How to Identify a Scammer

Quick Answer

The following red flags could help tip you off to a scammer:

  1. They claim to be from a person or company you know
  2. There’s an extreme sense of urgency
  3. They request you to give or get something

A person wearing a gray hoodie, with their face hidden, is typing on the computer next to gray background.

Scammers are getting increasingly clever these days, but it's still possible to identify scams and take steps to avoid becoming a victim of fraud. Common scams often have similar red flags, such as a sense of urgency or a request for money, and spotting these signs can help you identify fraud before it happens.

Here are three ways to identify a scammer, along with tips on what to do if you're the victim of a scam.

1. The Person Claims to Be From a Company You Know

In a common scam, a fraudster may contact you posing as an employee of a retail establishment you frequent, the IRS, your employer or other familiar entities and ask you for sensitive information. They may create a fake email address or phone number that looks familiar to you and call, email or text you in an attempt to get you to disclose personal information such as a Social Security number, bank number or password.

These scammers may also attempt to install malware on your computer or device to harvest personal information and passwords, so make sure not to click on any links or download attachments if you have any doubts about the sender.

If you get messages that seem out of the ordinary or inappropriate, check the email header to make sure the sender is who they say they are. If you aren't sure if a phone number or email address is legitimate, contact the organization or company directly rather than replying to their message.

Also, keep in mind that government agencies such as the IRS or the Social Security Administration will contact you through U.S. mail—they will never call you to ask for payments or personal information.

2. There's a Sense of Urgency

Fear is a powerful motivator, so scammers often try to scare people into doing something quickly to fix a situation that in reality doesn't exist. Scammers may try to convince you there is a problem you must solve right away, such as by sending money to a relative who is in jail or providing a credit card number to a supposed utility company preparing to terminate your service.

If someone calls and tells you to "act fast," tell them you will call back—and then go through the proper channels to verify the request. Don't interact with the potential scammer, including simply answering their questions, because doing so could pull you deeper into the scam.

3. There's an Unusual Request for Upfront Payment

A scammer may claim that you need to provide a payment in order to access opportunities like employment or housing. For instance, some apartment leasing scams will ask you to put down a large deposit before you even complete an application or view the property. In one common employment scam, someone will offer guaranteed or easy income if you purchase their program, or they may ask you to pay for equipment before being hired. Lottery scams may claim that you've won some kind of prize, but you need to pay a fee in order to collect it.

A scammer may also ask you to send payments to them in unconventional ways, such as through gift cards, peer-to-peer payments, wire transfer or cryptocurrency.

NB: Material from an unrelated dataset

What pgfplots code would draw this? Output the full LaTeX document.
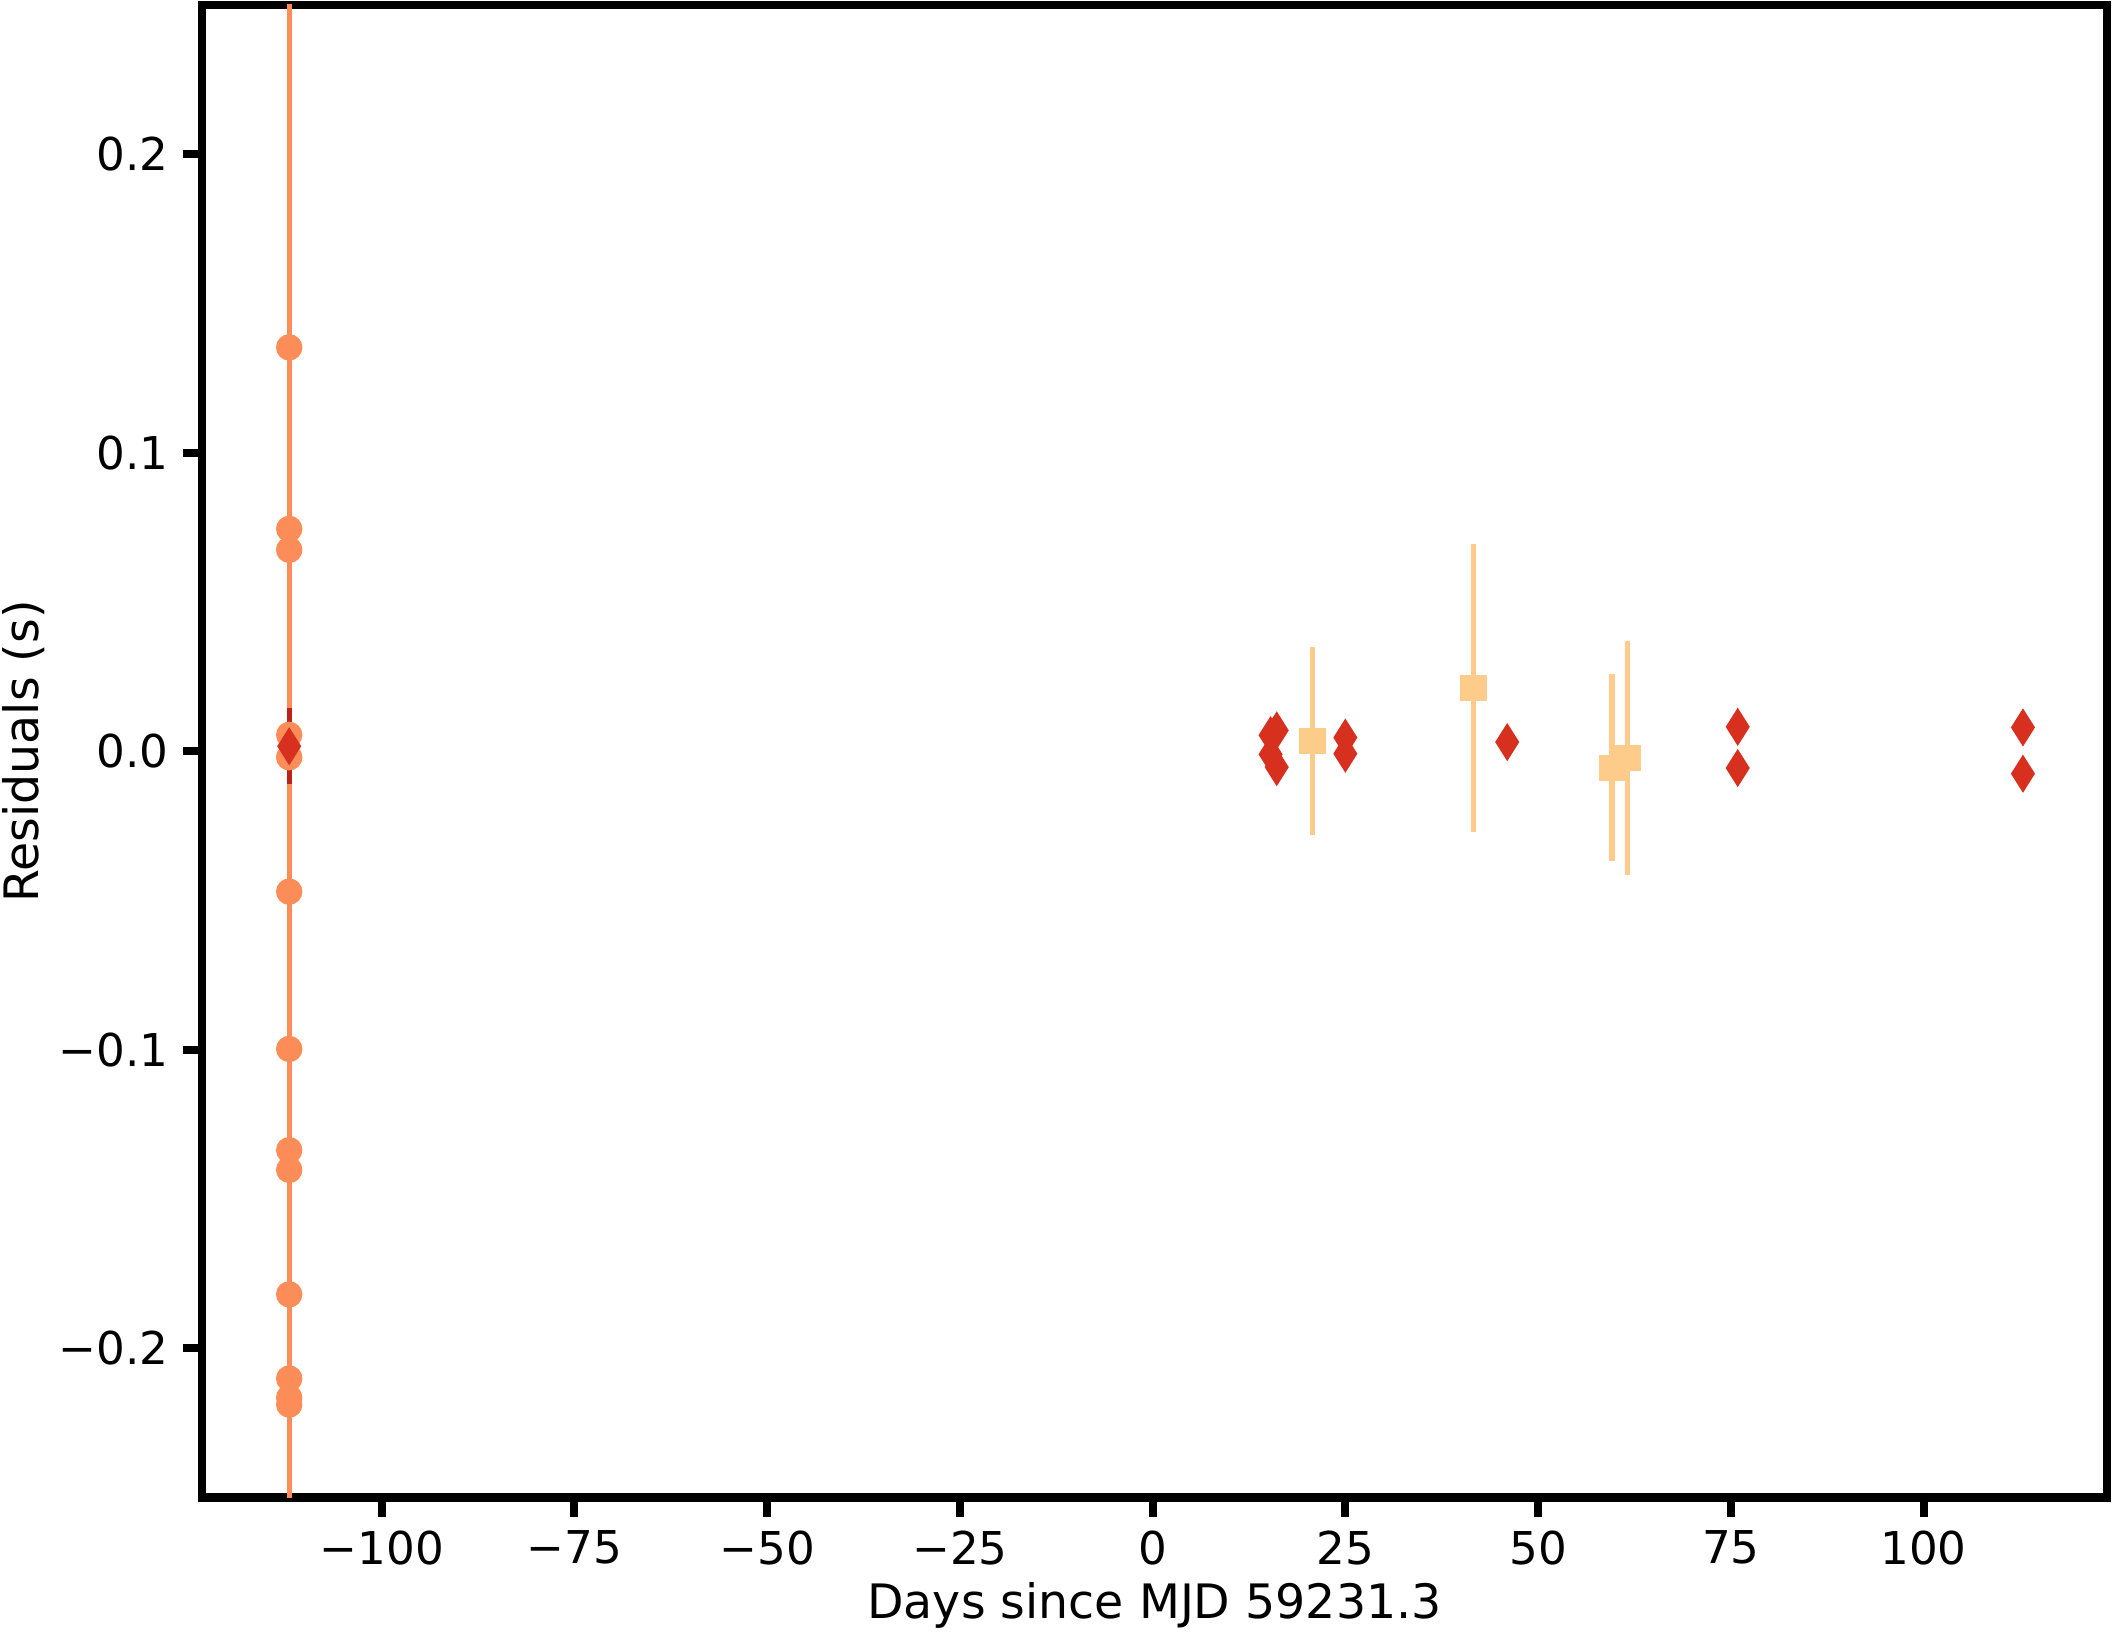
\documentclass[border=0pt]{standalone}
\usepackage{pgfplots}
\pgfplotsset{compat=1.18}
\usepackage{fontspec}
\setmainfont{DejaVu Sans}

\definecolor{cOrange}{HTML}{FC8D59}
\definecolor{cPale}{HTML}{FDCC8A}
\definecolor{cRed}{HTML}{D7301F}
\definecolor{cDark}{HTML}{BD2417}

\newcommand{\lbl}{\fontsize{11.3}{13.6}\selectfont}
\newcommand{\axlbl}{\fontsize{11.85}{14.2}\selectfont}

\begin{document}
\begin{tikzpicture}
    \begin{axis}[
        scale only axis,
        width=476pt,
        height=373pt,
        xmin=-123.3, xmax=123.8,
        ymin=-0.25, ymax=0.25,
        xtick={-100,-75,-50,-25,0,25,50,75,100},
        xticklabels={−100,−75,−50,−25,0,25,50,75,100},
        ytick={-0.2,-0.1,0,0.1,0.2},
        yticklabels={−0.2,−0.1,0.0,0.1,0.2},
        xtick pos=left,
        ytick pos=left,
        tick align=outside,
        major tick length=4.8pt,
        every tick/.style={black, line width=2pt},
        axis line style={line width=2.2pt},
        tick label style={font=\lbl},
        xlabel={Days since MJD 59231.3},
        ylabel={Residuals (s)},
        every axis x label/.style={at={(axis description cs:0.5,-0.0811)}, anchor=base, font=\axlbl},
        every axis y label/.style={at={(axis description cs:-0.0935,0.5)}, rotate=90, anchor=center, font=\axlbl},
        error bars/error mark=none,
    ]
        \coordinate (O) at (rel axis cs:0,0);
        \coordinate (T) at (rel axis cs:1,1);

        % orange circles with very large errors
        \addplot[
            only marks, mark=*, mark size=3.1pt, color=cOrange,
            mark options={draw=none, fill=cOrange},
            error bars/.cd, y dir=both, y explicit,
            error bar style={line width=1.35pt, color=cOrange},
        ] coordinates {
            (-112.0, 0.1353) +- (0,0.4)
            (-112.0, 0.0745) +- (0,0.4)
            (-112.0, 0.0675) +- (0,0.4)
            (-112.0, 0.0055) +- (0,0.4)
            (-112.0,-0.0020) +- (0,0.4)
            (-112.0,-0.0470) +- (0,0.4)
            (-112.0,-0.0997) +- (0,0.4)
            (-112.0,-0.1336) +- (0,0.4)
            (-112.0,-0.1402) +- (0,0.4)
            (-112.0,-0.1819) +- (0,0.4)
            (-112.0,-0.2101) +- (0,0.4)
            (-112.0,-0.2165) +- (0,0.4)
            (-112.0,-0.2188) +- (0,0.4)
        };

        % pale squares
        \addplot[
            only marks, mark=square*, mark size=3.1pt, color=cPale,
            mark options={draw=none, fill=cPale},
            error bars/.cd, y dir=both, y explicit,
            error bar style={line width=1.35pt, color=cPale},
        ] coordinates {
            (20.75, 0.0035) +- (0,0.0316)
            (41.6,  0.0212) +- (0,0.0483)
            (59.6, -0.0055) +- (0,0.0314)
            (61.6, -0.0022) +- (0,0.0393)
        };

        % red thin diamonds
        \addplot[
            only marks, mark=diamond*, mark size=4.4pt, color=cRed,
            mark options={draw=none, fill=cRed, xscale=0.84},
            error bars/.cd, y dir=both, y explicit,
            error bar style={line width=1.35pt, color=cDark},
        ] coordinates {
            (-112.0, 0.0017) +- (0,0.0128)
            (15.3,  0.0054) +- (0,0.001)
            (16.1,  0.0070) +- (0,0.001)
            (15.3, -0.0010) +- (0,0.001)
            (16.1, -0.0053) +- (0,0.001)
            (25.0,  0.0046) +- (0,0.001)
            (25.0, -0.0008) +- (0,0.001)
            (46.0,  0.0031) +- (0,0.001)
            (75.9,  0.0082) +- (0,0.001)
            (75.9, -0.0056) +- (0,0.001)
            (112.9, 0.0080) +- (0,0.001)
            (112.9,-0.0075) +- (0,0.001)
        };
    \end{axis}
    \pgfresetboundingbox
    \path[use as bounding box] ([xshift=-50.5pt,yshift=-33.5pt]O) rectangle ([xshift=1.75pt,yshift=1.25pt]T);
\end{tikzpicture}
\end{document}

These payments can be difficult to track (and recover), so these types of payment requests are a big red flag.

If you are uneasy about exchanging money, make sure you know the person you are doing business with, or at least have an independent means of verifying their identity and their request.

What to Do if You're the Victim of a Scam

If you've fallen for a scam, here are a few steps you can take to resolve the situation:

  • Contact your bank and credit card companies. If a scam involves your credit card information, your bank and credit companies can immediately cancel your cards and send you new ones. They can also check your recent transactions and flag any fraudulent purchases. Some credit card issuers have a zero-liability guarantee, which means you won't be held responsible for unauthorized charges made with your account. Federal law limits your liability for fraudulent purchases on a credit card to just $50.
  • Reach out to the credit bureaus. If you think someone has gained access to your personally identifiable information, reach out to the three consumer credit bureaus—Experian, TransUnion and Equifax—to restrict access to your credit reports. You can freeze your credit or place a fraud alert on your credit reports to restrict access and protect yourself.
  • Contact law enforcement. Depending on the type of scam, law enforcement may be able to help you, or at least use your experience to help others avoid similar scams. You can contact your local police, or file a report with the Federal Trade Commission's official fraud and identity theft sites.
  • Change your online passwords. If a hacker gets access to one of your passwords, they may be able to access other accounts. Make sure you use unique passwords for all of your accounts so if a hacker somehow knows one, the others remain safe.

The Bottom Line

If you suspect that a scammer may have collected your personal information, make sure you take action to reduce your losses. In addition to the steps above, you might consider subscribing to a free credit monitoring service or identity theft protection service to keep yourself safe from fraud and identity theft.